#2 — The Apartment (Billy Wilder, 1960)
Often I have described myself as a cynical romantic (or a romantic cynic, but the other version rolls off the tongue more pleasantly). While there are undoubtedly a multitude of influences that led me to this worldview that’s equal parts wistful and curdled, I’m willing to lay a decent chunk of the blame at the feet of Billy Wilder. I maintain the Austrian-born filmmaker is one of the greatest to earn his living in the wilds of Hollywood, in part because of his mastery across films with vastly different tones–I marvel that the same director presided over Double Indemnity and Some Like It Hot–but mostly because of the bracingly frank appraisal of human nature, often leavened with a dose of wicked wit, that was the common denominator across his filmography. At a time when many of his contemporaries were depicting the motivations and inclinations of people in starkly delineated categories of good and bad, Wilder allowed that it was all more complicated than that, even when he was working with clear heroes and villains. Morality was clear, but it was slippery all the same. And all that leads me straight to The Apartment.
Jack Lemmon, fresh off his shared triumph with Wilder on the prior year’s Some Like It Hot, stars as C.C. “Bud” Baxter, a low-level drone at a New York-based insurance company who starts rising up the corporate ladder largely due to his reluctant willingness to lend out his apartment to corporate executives looking for a discreet place to stage their extramarital trysts, especially once the company’s personal director, Jeff Sheldrake (Fred MacMurray), claims exclusive rights to the space. Complicating matters for Baxter is the little detail that Sheldrake’s latest conquest, Fran Kubelick (Shirley MacLaine), is the woman he himself has been pining for, the elevator operator in the company’s building. Not only does this stir up jealousy and resentment, but Baxter gets firsthand exposure to the way Sheldrake’s heartless exploitation of Fran harms her when a holiday dalliance in the apartment takes a grim turn. That Wilder and his regular screenwriting collaborator, I.A.L. Diamond, manage to keep the film funny and light-on-its-feet despite the fairly dark subject matter is one of the great wonders of the filmmaker’s lively creativity.

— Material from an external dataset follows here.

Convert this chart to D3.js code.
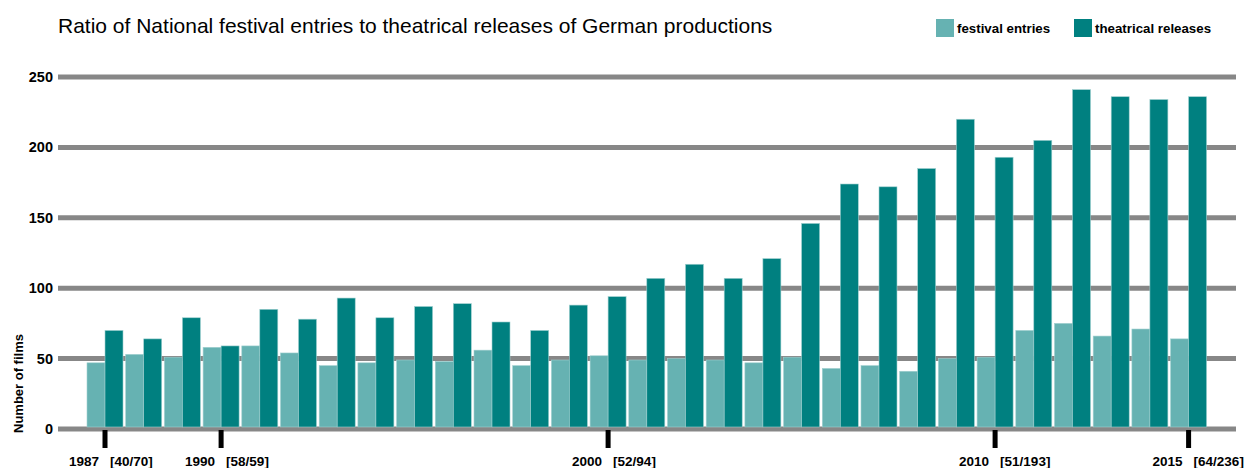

Wilder also had a clear sense of the gift he had in Lemmon. The actor possessed a restless craftiness that was ideally suited to Baxter’s uneasy interactions. He takes the unseemly predicament the character finds himself and makes the trip to that point both highly understandable and worthy of great sympathy. Lemmon had a way of artfully playing characters who were beset by troubles without ever letting them become wallowing victims; his sad sacks were oddly winning. There are other fine performances across the film–particularly MacLaine, who makes Fran charming and sweetly lost–but it’s Lemmon who grounds it, making the various conceits of the story into pieces of a real life, remnants of genuine dilemmas. Wilder was deft enough with tone that it’s entirely possible he could have pulled off the necessary balancing act no matter who was in the leading role, but he was shrewd enough to know the likability of Lemmon allowed him to push deeper in the murky corners of his story. This is, at the bottom line, a story about adultery, duplicity, loneliness, depression and attempted suicide.
Finally, what makes The Apartment into something beyond a smart comedy with a blackened inlay is that it is eminently, compulsively watchable. That’s an elusive, almost indefinable quality to celebrate, to be sure. And yet it’s what I return to as its greatest strength every time I sit with it. The conception and execution of the film is so complete–the depth of characters, the establishment of the office and social cultures they move through, the organic progression of the plot–that the whole film becomes a gift. This is how cinema can work when its infused with careful intelligence and depth of feeling. The meaning isn’t imposed upon the work. Instead, it emerges from the convincing totality of it. Watching The Apartment is like living with these characters through a complex and meaningful time in their lives, separately and, for two of them, finally together. When the film reaches its absolutely perfect final line, the satisfaction of it all extends past the usual reach of fiction. It arrives like a blessed outcome for dear friends. It hits the heart, even for–of maybe especially for–a cynical romantic like me.